# WHAT TO PRODUCE
Your task is to reproduce, verbatim and without pictures, the lines from the opening of the listing through the line containing "min_border_right=5, min_border_top=41, min_border_bottom=58)".

=== DATASET EXTRACT ===

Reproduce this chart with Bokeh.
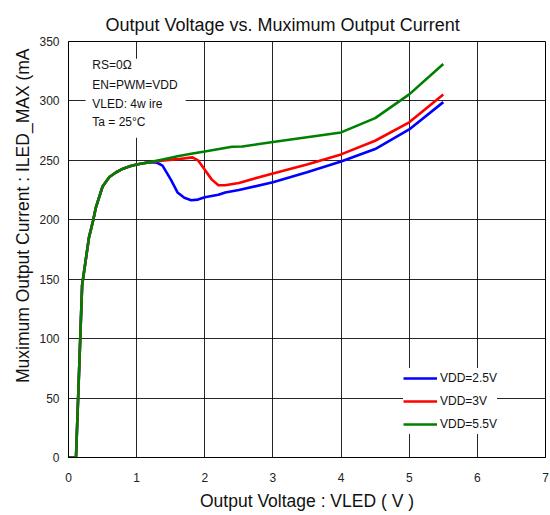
import math
from bokeh.plotting import figure
from bokeh.models import (Range1d, FixedTicker, Label, BoxAnnotation, Legend, LegendItem, Title)
from bokeh.embed import file_html
from bokeh.resources import INLINE

FONT = "Liberation Sans"

# Common rising part (all three curves overlap here)
v_head = [0, 0.11, 0.14, 0.2, 0.3, 0.36, 0.4, 0.5, 0.6, 0.7, 0.8, 0.9, 1.0, 1.1, 1.2]
i_head = [0, 0, 48, 145, 185, 199, 210, 228, 236, 240, 243, 245, 246.5, 247.5, 248.5]

# VDD=2.5V
v_blue = v_head + [1.3, 1.38, 1.5, 1.6, 1.7, 1.8, 1.9, 2.0, 2.2, 2.3, 2.5, 3.0, 3.5, 4.0, 4.5, 5.0, 5.5]
i_blue = i_head + [248, 245.5, 234, 223, 218.5, 216.5, 217, 219, 221, 223, 225, 231.5, 240, 249, 259.5, 276, 299]

# VDD=3V
v_red = v_head + [1.4, 1.6, 1.82, 1.9, 2.0, 2.1, 2.2, 2.3, 2.5, 3.0, 3.5, 4.0, 4.5, 5.0, 5.5]
i_red = i_head + [250, 251, 252.5, 250, 242, 234, 229, 229, 231, 239, 246.5, 255, 266.5, 282, 305.5]

# VDD=5.5V
v_green = v_head + [1.4, 1.6, 1.8, 2.0, 2.4, 2.55, 3.0, 3.5, 4.0, 4.5, 5.0, 5.5]
i_green = i_head + [251, 253.5, 255.5, 257.5, 261.5, 261.6, 265.5, 269.5, 273.5, 285.5, 305.5, 331]

series_names = ["VDD=2.5V", "VDD=3V", "VDD=5.5V"]
series_colors = ["#0000FF", "#FF0000", "#008000"]

x_ticks = [0, 1, 2, 3, 4, 5, 6, 7]
y_ticks = [0, 50, 100, 150, 200, 250, 300, 350]

notes = ["RS=0Ω", "EN=PWM=VDD", "VLED: 4w ire", "Ta = 25°C"]

p = figure(width=550, height=515, output_backend="svg", toolbar_location=None,
           x_range=Range1d(0, 7), y_range=Range1d(0, 350),
           min_border_left=68, min_border_right=5, min_border_top=41, min_border_bottom=58)

p.title.text = "Output Voltage vs. Muximum Output Current"
p.title.align = "left"
p.title.offset = 37
p.title.text_font = FONT
p.title.text_font_size = "18px"
p.title.text_font_style = "normal"
p.title.text_color = "#111111"
p.title.vertical_align = "top"

p.outline_line_color = "black"
p.outline_line_width = 1
p.background_fill_color = "white"
p.border_fill_color = "white"

for ax in (p.xaxis, p.yaxis):
    ax.major_tick_in = 0
    ax.major_tick_out = 0
    ax.minor_tick_in = 0
    ax.minor_tick_out = 0
    ax.axis_line_color = "black"
    ax.major_label_text_font = FONT
    ax.major_label_text_font_size = "12px"
    ax.major_label_text_color = "#222222"

p.xaxis.ticker = FixedTicker(ticks=x_ticks)
p.yaxis.ticker = FixedTicker(ticks=y_ticks)
p.xaxis.major_label_standoff = 15
p.yaxis.major_label_standoff = 9

p.xaxis.axis_label = "Output Voltage : VLED ( V )"
p.xaxis.axis_label_text_font = FONT
p.xaxis.axis_label_text_font_size = "17.5px"
p.xaxis.axis_label_text_font_style = "normal"
p.xaxis.axis_label_text_color = "#111111"
p.xaxis.axis_label_standoff = 6

# y axis label (truncated as in the original), placed as a side title aligned to the top
ylab = Title(text="Muximum Output Current : ILED_MAX (mA", align="right", offset=7,
             text_font=FONT, text_font_size="17.5px", text_font_style="normal",
             text_color="#111111", standoff=8)
p.add_layout(ylab, "left")

p.xgrid.grid_line_color = "black"
p.ygrid.grid_line_color = "black"
p.xgrid.grid_line_width = 1
p.ygrid.grid_line_width = 1
p.xgrid.grid_line_alpha = 0.85
p.ygrid.grid_line_alpha = 0.85

# Note box
p.add_layout(BoxAnnotation(left=0.25, right=1.72, bottom=269, top=335.5,
                           fill_color="white", fill_alpha=1, line_color=None, level="underlay"))
note_y = [330, 313.5, 297.5, 282]
for t, yy in zip(notes, note_y):
    p.add_layout(Label(x=0.35, y=yy, text=t, text_baseline="middle",
                       text_font=FONT, text_font_size="12px", text_color="#111111"))

xs = [v_blue, v_red, v_green]
ys = [i_blue, i_red, i_green]
items = []
for x, y, c, n in zip(xs, ys, series_colors, series_names):
    r = p.line(x, y, line_color=c, line_width=2.6)
    items.append(LegendItem(label=n, renderers=[r]))

legend = Legend(items=items, location=(335, 23), glyph_width=34, glyph_height=20,
                label_height=20, spacing=3, padding=10, label_standoff=3,
                label_text_font=FONT, label_text_font_size="12px", label_text_color="#111111",
                border_line_color=None, background_fill_color="white", background_fill_alpha=1)
p.add_layout(legend)

open("out.html", "w").write(file_html(p, INLINE))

===

# RESPONSE TO THIS EXERCISE
Reproduce this chart with Bokeh.
import math
from bokeh.plotting import figure
from bokeh.models import (Range1d, FixedTicker, Label, BoxAnnotation, Legend, LegendItem, Title)
from bokeh.embed import file_html
from bokeh.resources import INLINE

FONT = "Liberation Sans"

# Common rising part (all three curves overlap here)
v_head = [0, 0.11, 0.14, 0.2, 0.3, 0.36, 0.4, 0.5, 0.6, 0.7, 0.8, 0.9, 1.0, 1.1, 1.2]
i_head = [0, 0, 48, 145, 185, 199, 210, 228, 236, 240, 243, 245, 246.5, 247.5, 248.5]

# VDD=2.5V
v_blue = v_head + [1.3, 1.38, 1.5, 1.6, 1.7, 1.8, 1.9, 2.0, 2.2, 2.3, 2.5, 3.0, 3.5, 4.0, 4.5, 5.0, 5.5]
i_blue = i_head + [248, 245.5, 234, 223, 218.5, 216.5, 217, 219, 221, 223, 225, 231.5, 240, 249, 259.5, 276, 299]

# VDD=3V
v_red = v_head + [1.4, 1.6, 1.82, 1.9, 2.0, 2.1, 2.2, 2.3, 2.5, 3.0, 3.5, 4.0, 4.5, 5.0, 5.5]
i_red = i_head + [250, 251, 252.5, 250, 242, 234, 229, 229, 231, 239, 246.5, 255, 266.5, 282, 305.5]

# VDD=5.5V
v_green = v_head + [1.4, 1.6, 1.8, 2.0, 2.4, 2.55, 3.0, 3.5, 4.0, 4.5, 5.0, 5.5]
i_green = i_head + [251, 253.5, 255.5, 257.5, 261.5, 261.6, 265.5, 269.5, 273.5, 285.5, 305.5, 331]

series_names = ["VDD=2.5V", "VDD=3V", "VDD=5.5V"]
series_colors = ["#0000FF", "#FF0000", "#008000"]

x_ticks = [0, 1, 2, 3, 4, 5, 6, 7]
y_ticks = [0, 50, 100, 150, 200, 250, 300, 350]

notes = ["RS=0Ω", "EN=PWM=VDD", "VLED: 4w ire", "Ta = 25°C"]

p = figure(width=550, height=515, output_backend="svg", toolbar_location=None,
           x_range=Range1d(0, 7), y_range=Range1d(0, 350),
           min_border_left=68, min_border_right=5, min_border_top=41, min_border_bottom=58)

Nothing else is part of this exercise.